(Dataset items)
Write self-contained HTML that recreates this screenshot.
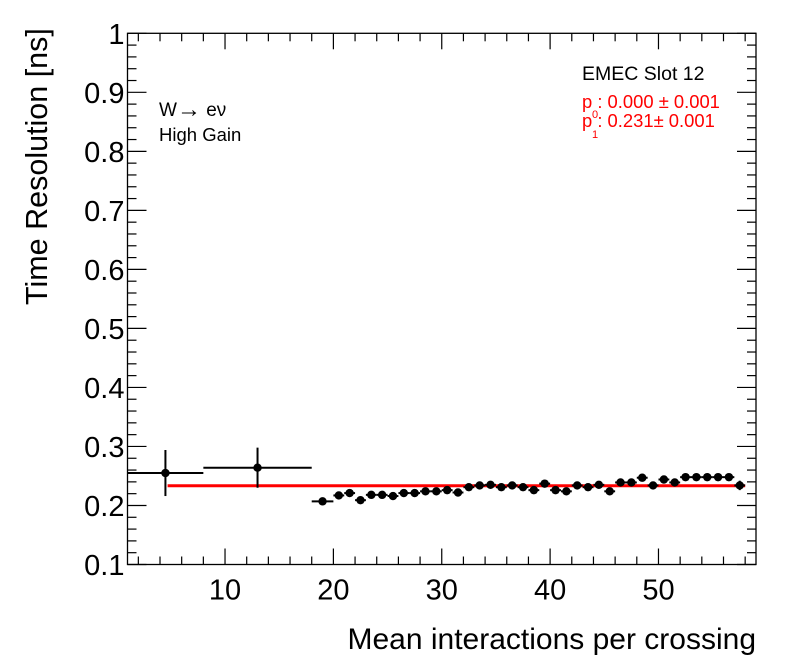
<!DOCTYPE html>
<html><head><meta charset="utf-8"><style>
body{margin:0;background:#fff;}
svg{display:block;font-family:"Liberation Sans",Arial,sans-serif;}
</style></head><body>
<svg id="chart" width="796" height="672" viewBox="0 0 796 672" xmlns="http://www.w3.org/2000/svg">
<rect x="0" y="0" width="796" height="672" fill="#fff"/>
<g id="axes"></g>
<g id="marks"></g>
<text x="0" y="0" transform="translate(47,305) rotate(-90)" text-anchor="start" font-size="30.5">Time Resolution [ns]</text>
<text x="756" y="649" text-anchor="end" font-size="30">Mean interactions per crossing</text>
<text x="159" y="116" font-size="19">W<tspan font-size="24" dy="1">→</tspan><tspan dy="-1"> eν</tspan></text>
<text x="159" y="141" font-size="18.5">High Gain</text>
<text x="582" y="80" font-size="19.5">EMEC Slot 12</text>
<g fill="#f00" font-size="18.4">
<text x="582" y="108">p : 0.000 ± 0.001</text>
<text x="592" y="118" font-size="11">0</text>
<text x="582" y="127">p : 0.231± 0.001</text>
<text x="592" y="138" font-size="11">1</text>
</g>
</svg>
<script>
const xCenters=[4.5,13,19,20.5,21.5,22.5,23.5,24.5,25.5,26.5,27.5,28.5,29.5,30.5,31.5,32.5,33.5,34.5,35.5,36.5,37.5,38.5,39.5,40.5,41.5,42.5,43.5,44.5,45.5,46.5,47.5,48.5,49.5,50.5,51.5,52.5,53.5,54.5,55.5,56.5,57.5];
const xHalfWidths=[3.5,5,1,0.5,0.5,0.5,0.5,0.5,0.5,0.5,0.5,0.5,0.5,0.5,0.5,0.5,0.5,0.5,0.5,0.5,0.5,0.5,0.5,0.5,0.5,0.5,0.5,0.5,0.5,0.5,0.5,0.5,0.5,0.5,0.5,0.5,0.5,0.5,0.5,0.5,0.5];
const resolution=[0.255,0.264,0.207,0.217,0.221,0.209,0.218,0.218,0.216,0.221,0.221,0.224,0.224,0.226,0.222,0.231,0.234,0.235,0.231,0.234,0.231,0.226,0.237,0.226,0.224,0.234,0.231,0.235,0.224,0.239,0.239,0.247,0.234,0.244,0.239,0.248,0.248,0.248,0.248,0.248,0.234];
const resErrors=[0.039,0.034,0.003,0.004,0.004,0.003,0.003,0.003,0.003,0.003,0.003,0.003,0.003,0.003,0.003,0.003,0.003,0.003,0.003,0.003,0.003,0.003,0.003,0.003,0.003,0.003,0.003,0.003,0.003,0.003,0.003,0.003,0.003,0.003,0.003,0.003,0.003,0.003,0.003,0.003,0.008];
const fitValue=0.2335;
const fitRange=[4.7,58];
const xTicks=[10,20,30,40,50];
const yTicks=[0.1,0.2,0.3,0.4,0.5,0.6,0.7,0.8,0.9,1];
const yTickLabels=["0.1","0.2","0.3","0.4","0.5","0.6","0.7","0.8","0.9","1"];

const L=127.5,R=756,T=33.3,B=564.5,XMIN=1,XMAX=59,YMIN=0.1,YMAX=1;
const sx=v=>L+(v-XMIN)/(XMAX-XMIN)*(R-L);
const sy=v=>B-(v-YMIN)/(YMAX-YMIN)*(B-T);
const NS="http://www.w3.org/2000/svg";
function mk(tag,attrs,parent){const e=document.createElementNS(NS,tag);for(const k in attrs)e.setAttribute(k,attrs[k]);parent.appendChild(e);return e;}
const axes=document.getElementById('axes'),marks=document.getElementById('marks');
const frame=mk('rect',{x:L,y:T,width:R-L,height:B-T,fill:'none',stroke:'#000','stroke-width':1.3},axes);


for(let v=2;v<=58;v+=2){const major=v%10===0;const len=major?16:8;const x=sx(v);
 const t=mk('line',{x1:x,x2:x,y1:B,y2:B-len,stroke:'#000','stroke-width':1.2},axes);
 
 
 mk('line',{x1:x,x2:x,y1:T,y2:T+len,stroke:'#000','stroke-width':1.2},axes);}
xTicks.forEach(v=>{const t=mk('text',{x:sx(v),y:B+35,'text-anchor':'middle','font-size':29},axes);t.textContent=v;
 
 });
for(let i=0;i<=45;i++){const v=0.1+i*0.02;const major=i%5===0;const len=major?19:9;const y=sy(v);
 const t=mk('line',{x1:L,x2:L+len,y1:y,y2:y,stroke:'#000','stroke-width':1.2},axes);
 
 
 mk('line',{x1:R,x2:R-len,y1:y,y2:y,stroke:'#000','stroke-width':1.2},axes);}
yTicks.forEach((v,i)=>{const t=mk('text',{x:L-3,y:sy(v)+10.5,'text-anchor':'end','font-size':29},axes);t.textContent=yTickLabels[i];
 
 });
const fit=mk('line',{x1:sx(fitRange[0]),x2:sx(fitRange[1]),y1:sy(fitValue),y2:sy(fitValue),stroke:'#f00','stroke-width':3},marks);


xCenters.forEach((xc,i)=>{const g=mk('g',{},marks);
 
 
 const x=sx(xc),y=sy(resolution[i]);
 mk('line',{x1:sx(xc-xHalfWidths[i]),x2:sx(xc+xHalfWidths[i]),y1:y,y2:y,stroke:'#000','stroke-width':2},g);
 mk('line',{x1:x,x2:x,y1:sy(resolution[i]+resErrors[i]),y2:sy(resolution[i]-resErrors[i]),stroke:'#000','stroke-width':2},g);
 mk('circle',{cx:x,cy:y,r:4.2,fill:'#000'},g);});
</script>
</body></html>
--
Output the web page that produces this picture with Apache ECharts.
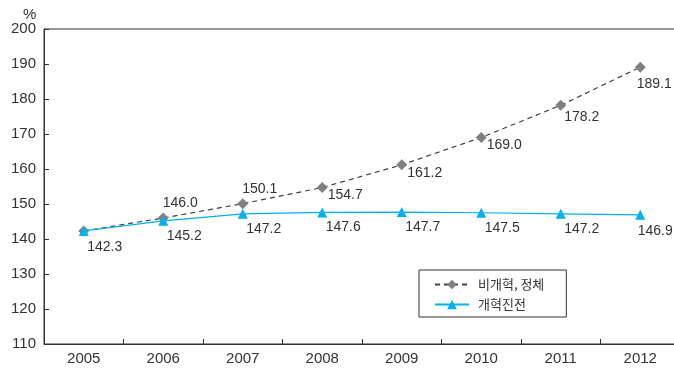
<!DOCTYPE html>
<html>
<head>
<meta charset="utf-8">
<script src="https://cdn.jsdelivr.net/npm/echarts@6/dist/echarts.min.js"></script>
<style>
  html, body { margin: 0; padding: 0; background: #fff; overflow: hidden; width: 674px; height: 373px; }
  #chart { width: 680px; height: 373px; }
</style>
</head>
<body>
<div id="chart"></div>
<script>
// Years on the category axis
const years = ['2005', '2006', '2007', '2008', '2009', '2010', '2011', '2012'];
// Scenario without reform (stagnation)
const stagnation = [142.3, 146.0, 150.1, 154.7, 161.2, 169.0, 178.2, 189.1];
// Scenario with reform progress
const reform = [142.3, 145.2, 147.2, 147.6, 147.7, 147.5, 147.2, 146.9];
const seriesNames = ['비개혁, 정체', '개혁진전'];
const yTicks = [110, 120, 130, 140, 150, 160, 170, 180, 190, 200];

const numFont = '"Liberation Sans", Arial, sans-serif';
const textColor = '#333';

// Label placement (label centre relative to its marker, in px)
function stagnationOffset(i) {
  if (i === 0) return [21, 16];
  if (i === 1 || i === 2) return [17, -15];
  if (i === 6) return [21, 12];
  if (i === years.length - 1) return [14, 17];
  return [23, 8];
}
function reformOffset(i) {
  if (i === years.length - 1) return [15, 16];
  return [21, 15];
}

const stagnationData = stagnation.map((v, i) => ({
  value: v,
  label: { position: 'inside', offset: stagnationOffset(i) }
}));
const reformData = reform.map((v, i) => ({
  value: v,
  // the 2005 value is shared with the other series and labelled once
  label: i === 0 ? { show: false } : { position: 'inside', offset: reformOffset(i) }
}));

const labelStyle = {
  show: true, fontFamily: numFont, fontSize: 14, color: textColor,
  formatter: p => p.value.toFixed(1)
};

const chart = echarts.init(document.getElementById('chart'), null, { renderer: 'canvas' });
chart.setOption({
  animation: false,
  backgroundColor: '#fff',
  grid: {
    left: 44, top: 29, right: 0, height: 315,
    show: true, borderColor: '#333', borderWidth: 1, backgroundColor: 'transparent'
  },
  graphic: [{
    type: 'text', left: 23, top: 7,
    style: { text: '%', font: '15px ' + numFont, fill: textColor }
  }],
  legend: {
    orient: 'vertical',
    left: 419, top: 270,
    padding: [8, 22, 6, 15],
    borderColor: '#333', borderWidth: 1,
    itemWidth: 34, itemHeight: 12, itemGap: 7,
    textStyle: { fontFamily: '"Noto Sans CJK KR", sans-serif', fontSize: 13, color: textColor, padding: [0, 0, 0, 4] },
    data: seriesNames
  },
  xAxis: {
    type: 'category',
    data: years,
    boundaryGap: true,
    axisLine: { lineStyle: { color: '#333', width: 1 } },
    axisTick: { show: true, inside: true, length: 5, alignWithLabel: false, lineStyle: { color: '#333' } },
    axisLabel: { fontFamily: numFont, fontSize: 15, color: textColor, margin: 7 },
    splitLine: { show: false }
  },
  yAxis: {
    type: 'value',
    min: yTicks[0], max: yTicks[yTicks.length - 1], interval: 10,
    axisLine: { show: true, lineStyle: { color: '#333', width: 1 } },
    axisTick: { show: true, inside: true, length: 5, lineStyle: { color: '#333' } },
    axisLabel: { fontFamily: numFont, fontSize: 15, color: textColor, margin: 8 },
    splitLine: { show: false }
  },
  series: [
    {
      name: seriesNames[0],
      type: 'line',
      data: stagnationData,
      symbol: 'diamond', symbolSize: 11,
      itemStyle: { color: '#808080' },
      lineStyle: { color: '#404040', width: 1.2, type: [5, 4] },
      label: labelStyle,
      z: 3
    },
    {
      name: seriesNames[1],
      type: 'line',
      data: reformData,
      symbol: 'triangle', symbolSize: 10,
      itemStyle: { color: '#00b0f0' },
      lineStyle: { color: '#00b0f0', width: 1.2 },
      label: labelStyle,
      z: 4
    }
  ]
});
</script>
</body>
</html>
--
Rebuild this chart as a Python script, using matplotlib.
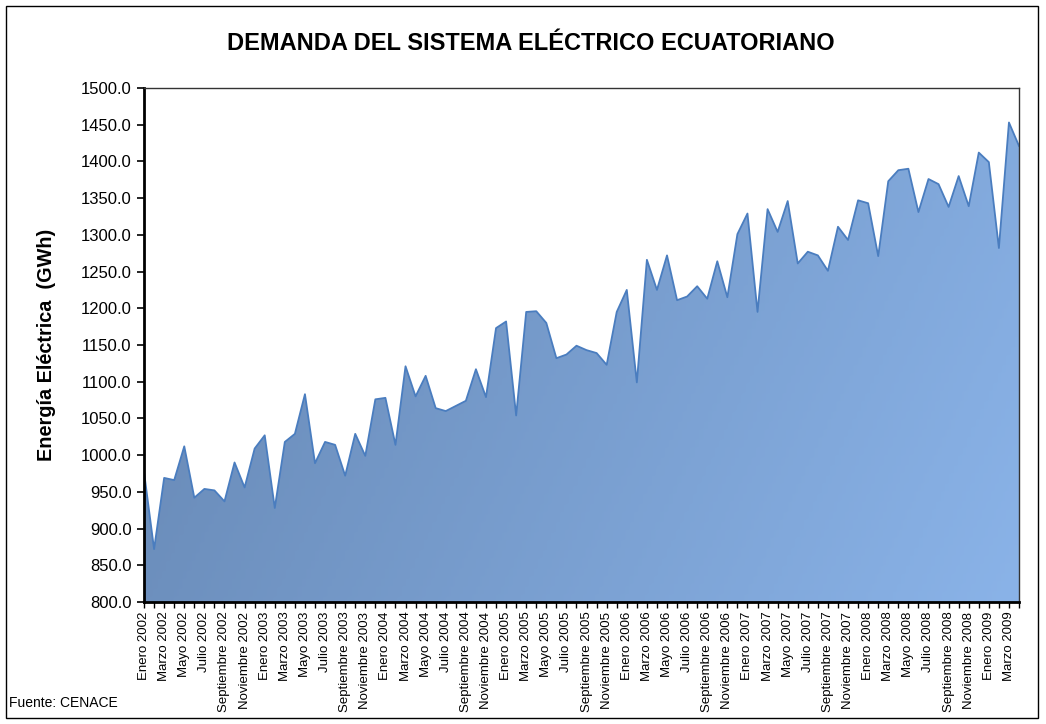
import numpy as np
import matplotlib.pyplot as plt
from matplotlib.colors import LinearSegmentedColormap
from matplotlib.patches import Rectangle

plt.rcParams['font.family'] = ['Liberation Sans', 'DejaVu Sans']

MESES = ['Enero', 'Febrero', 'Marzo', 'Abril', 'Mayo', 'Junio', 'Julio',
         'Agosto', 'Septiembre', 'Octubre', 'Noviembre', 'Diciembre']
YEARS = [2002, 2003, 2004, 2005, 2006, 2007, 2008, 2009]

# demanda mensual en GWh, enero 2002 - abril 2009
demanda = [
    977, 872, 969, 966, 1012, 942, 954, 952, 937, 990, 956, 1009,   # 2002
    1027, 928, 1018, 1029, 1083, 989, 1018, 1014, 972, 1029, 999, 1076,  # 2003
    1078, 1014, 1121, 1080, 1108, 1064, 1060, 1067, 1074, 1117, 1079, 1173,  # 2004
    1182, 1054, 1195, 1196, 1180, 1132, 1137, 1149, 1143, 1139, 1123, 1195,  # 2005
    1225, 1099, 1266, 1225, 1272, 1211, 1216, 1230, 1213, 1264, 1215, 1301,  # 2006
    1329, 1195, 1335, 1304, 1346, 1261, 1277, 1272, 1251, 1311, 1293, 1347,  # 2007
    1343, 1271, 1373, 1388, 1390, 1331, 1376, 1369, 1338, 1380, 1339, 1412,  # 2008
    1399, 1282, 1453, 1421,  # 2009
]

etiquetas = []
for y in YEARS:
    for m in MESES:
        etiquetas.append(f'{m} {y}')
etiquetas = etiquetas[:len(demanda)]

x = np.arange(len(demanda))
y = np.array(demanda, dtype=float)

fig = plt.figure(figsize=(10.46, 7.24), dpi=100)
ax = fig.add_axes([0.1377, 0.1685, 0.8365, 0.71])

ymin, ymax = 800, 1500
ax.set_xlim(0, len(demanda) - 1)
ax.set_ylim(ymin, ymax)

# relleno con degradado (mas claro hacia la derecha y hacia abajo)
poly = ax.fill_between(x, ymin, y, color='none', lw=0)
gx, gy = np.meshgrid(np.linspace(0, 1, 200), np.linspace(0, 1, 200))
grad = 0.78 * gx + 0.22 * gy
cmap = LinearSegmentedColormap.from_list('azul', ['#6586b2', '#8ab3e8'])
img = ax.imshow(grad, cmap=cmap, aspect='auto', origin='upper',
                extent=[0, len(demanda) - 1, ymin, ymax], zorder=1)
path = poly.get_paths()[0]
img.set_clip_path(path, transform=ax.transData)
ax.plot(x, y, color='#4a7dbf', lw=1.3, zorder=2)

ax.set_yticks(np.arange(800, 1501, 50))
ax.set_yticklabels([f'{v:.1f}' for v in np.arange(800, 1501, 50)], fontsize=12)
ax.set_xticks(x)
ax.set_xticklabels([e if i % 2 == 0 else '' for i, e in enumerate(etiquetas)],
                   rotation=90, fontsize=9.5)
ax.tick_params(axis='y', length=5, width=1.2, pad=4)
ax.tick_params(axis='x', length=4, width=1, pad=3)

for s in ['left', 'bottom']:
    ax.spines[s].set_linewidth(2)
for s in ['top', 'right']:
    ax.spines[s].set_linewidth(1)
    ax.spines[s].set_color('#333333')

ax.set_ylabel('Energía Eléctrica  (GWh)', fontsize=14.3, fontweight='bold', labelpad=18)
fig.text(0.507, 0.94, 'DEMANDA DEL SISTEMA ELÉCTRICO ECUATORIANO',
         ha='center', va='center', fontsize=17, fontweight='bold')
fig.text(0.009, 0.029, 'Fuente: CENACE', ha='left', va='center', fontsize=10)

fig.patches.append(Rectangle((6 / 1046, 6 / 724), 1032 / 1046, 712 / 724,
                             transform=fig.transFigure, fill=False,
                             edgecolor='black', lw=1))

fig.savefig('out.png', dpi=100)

**WORK INSTRUCTIONS**
Taking the entries above, extract every line from the one bearing "Rebuild this chart" through the one bearing "YEARS = [2002, 2003, 2004, 2005, 2006, 2007, 2008, 2009]", exactly, with no pictures.

**FULL SOLUTION**
Rebuild this chart as a Python script, using matplotlib.
import numpy as np
import matplotlib.pyplot as plt
from matplotlib.colors import LinearSegmentedColormap
from matplotlib.patches import Rectangle

plt.rcParams['font.family'] = ['Liberation Sans', 'DejaVu Sans']

MESES = ['Enero', 'Febrero', 'Marzo', 'Abril', 'Mayo', 'Junio', 'Julio',
         'Agosto', 'Septiembre', 'Octubre', 'Noviembre', 'Diciembre']
YEARS = [2002, 2003, 2004, 2005, 2006, 2007, 2008, 2009]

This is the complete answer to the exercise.